#### Exercise details
Only the pictures stay out; every record is to be quoted exactly.

#### Exercise material
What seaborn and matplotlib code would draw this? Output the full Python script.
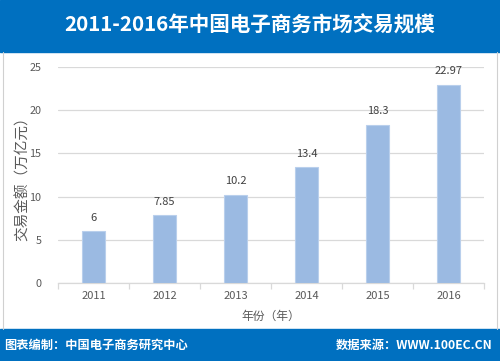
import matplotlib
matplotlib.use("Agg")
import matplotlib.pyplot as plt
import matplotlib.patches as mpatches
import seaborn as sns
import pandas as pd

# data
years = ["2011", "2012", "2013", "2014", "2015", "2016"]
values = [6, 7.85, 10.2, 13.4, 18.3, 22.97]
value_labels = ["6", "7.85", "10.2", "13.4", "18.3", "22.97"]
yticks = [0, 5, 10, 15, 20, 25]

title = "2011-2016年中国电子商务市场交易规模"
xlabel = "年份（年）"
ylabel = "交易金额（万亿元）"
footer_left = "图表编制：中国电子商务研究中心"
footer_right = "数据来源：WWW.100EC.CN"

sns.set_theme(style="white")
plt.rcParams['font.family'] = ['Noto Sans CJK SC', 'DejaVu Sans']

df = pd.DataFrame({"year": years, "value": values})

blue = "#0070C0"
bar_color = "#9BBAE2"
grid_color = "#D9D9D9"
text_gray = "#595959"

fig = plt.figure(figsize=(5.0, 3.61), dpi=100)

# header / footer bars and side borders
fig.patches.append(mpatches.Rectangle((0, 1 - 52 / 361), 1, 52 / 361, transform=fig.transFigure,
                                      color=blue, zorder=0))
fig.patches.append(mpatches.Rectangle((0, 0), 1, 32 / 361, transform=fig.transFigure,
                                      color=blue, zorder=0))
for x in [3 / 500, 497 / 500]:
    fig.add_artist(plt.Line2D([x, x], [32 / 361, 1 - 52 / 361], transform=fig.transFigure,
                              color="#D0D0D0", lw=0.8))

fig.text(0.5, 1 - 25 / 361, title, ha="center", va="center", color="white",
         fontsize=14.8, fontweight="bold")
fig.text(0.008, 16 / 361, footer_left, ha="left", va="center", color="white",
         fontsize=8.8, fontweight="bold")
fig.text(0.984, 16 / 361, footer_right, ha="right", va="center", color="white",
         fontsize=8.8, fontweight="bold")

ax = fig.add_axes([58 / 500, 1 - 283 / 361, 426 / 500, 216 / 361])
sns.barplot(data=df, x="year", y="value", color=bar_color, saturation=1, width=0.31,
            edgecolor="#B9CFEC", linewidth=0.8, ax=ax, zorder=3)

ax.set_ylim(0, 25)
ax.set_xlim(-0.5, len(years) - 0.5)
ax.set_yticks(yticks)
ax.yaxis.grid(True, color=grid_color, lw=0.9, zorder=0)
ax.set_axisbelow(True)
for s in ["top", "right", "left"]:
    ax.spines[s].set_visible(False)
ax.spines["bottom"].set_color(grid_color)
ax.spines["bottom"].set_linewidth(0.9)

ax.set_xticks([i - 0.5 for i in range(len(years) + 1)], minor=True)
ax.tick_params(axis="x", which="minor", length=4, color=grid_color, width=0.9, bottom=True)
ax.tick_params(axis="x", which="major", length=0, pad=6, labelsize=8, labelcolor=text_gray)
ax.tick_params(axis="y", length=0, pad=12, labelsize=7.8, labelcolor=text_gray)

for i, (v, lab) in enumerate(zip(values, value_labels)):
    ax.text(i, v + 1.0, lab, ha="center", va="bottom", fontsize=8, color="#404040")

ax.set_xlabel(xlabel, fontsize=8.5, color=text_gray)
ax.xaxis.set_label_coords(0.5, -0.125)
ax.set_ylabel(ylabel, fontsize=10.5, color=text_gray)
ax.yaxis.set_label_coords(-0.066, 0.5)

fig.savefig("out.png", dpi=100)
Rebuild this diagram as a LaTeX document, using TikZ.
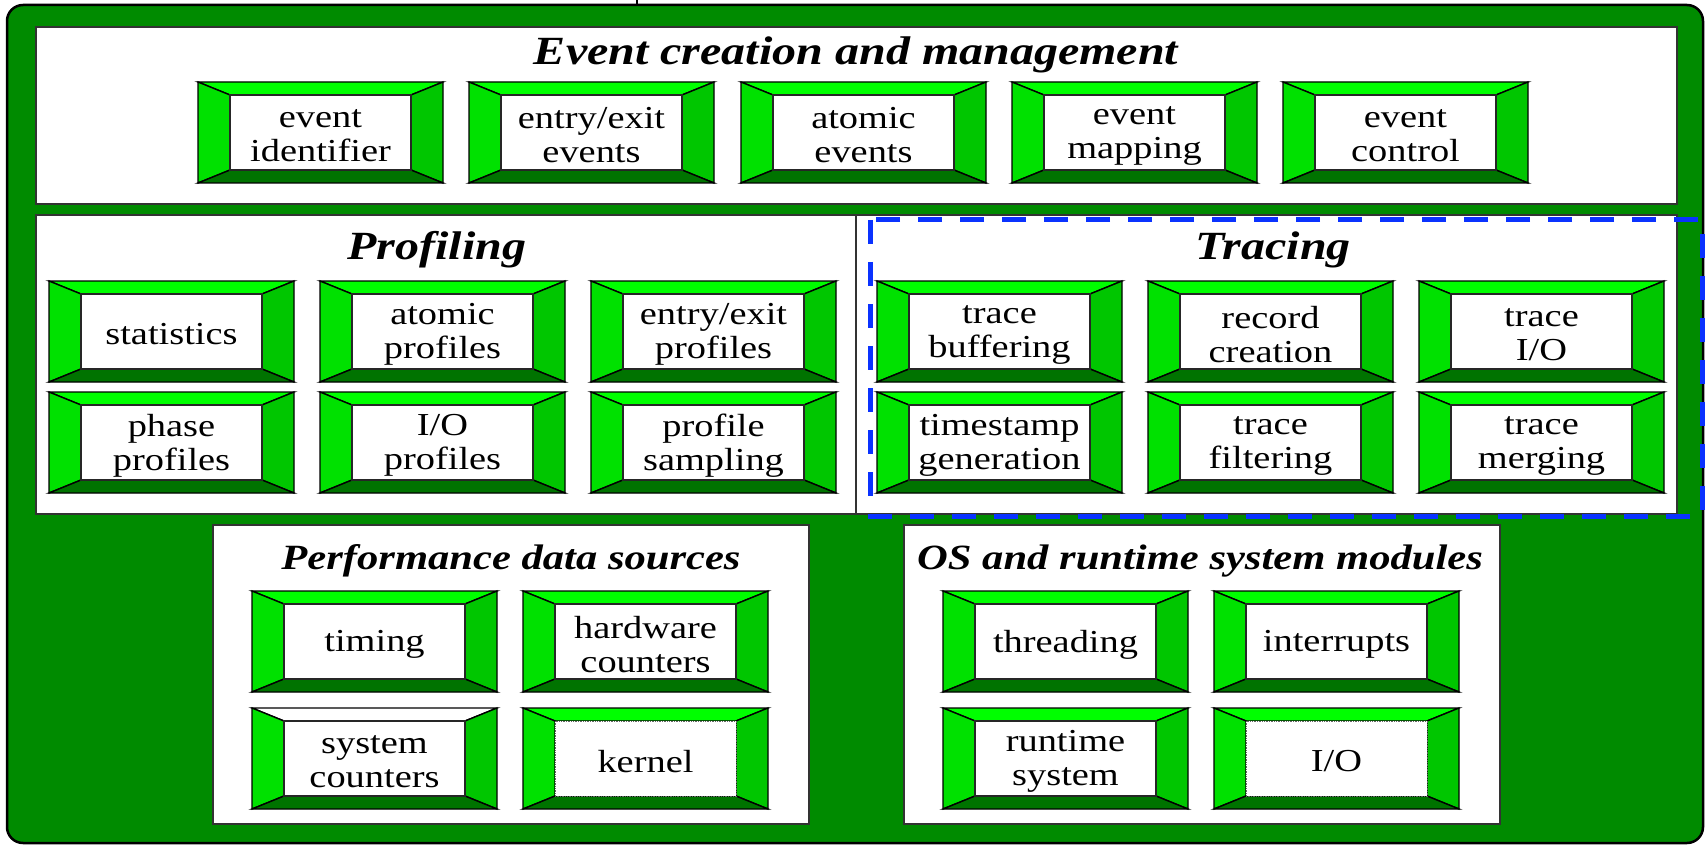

#### Right answer
What seaborn and matplotlib code would draw this? Output the full Python script.
import matplotlib
matplotlib.use("Agg")
import matplotlib.pyplot as plt
import matplotlib.patches as mpatches
import seaborn as sns
import pandas as pd

# data
years = ["2011", "2012", "2013", "2014", "2015", "2016"]
values = [6, 7.85, 10.2, 13.4, 18.3, 22.97]
value_labels = ["6", "7.85", "10.2", "13.4", "18.3", "22.97"]
yticks = [0, 5, 10, 15, 20, 25]

title = "2011-2016年中国电子商务市场交易规模"
xlabel = "年份（年）"
ylabel = "交易金额（万亿元）"
footer_left = "图表编制：中国电子商务研究中心"
footer_right = "数据来源：WWW.100EC.CN"

sns.set_theme(style="white")
plt.rcParams['font.family'] = ['Noto Sans CJK SC', 'DejaVu Sans']

df = pd.DataFrame({"year": years, "value": values})

blue = "#0070C0"
bar_color = "#9BBAE2"
grid_color = "#D9D9D9"
text_gray = "#595959"

fig = plt.figure(figsize=(5.0, 3.61), dpi=100)

# header / footer bars and side borders
fig.patches.append(mpatches.Rectangle((0, 1 - 52 / 361), 1, 52 / 361, transform=fig.transFigure,
                                      color=blue, zorder=0))
fig.patches.append(mpatches.Rectangle((0, 0), 1, 32 / 361, transform=fig.transFigure,
                                      color=blue, zorder=0))
for x in [3 / 500, 497 / 500]:
    fig.add_artist(plt.Line2D([x, x], [32 / 361, 1 - 52 / 361], transform=fig.transFigure,
                              color="#D0D0D0", lw=0.8))

fig.text(0.5, 1 - 25 / 361, title, ha="center", va="center", color="white",
         fontsize=14.8, fontweight="bold")
fig.text(0.008, 16 / 361, footer_left, ha="left", va="center", color="white",
         fontsize=8.8, fontweight="bold")
fig.text(0.984, 16 / 361, footer_right, ha="right", va="center", color="white",
         fontsize=8.8, fontweight="bold")

ax = fig.add_axes([58 / 500, 1 - 283 / 361, 426 / 500, 216 / 361])
sns.barplot(data=df, x="year", y="value", color=bar_color, saturation=1, width=0.31,
            edgecolor="#B9CFEC", linewidth=0.8, ax=ax, zorder=3)

ax.set_ylim(0, 25)
ax.set_xlim(-0.5, len(years) - 0.5)
ax.set_yticks(yticks)
ax.yaxis.grid(True, color=grid_color, lw=0.9, zorder=0)
ax.set_axisbelow(True)
for s in ["top", "right", "left"]:
    ax.spines[s].set_visible(False)
ax.spines["bottom"].set_color(grid_color)
ax.spines["bottom"].set_linewidth(0.9)

ax.set_xticks([i - 0.5 for i in range(len(years) + 1)], minor=True)
ax.tick_params(axis="x", which="minor", length=4, color=grid_color, width=0.9, bottom=True)
ax.tick_params(axis="x", which="major", length=0, pad=6, labelsize=8, labelcolor=text_gray)
ax.tick_params(axis="y", length=0, pad=12, labelsize=7.8, labelcolor=text_gray)

for i, (v, lab) in enumerate(zip(values, value_labels)):
    ax.text(i, v + 1.0, lab, ha="center", va="bottom", fontsize=8, color="#404040")

ax.set_xlabel(xlabel, fontsize=8.5, color=text_gray)
ax.xaxis.set_label_coords(0.5, -0.125)
ax.set_ylabel(ylabel, fontsize=10.5, color=text_gray)
ax.yaxis.set_label_coords(-0.066, 0.5)

fig.savefig("out.png", dpi=100)
Rebuild this diagram as a LaTeX document, using TikZ.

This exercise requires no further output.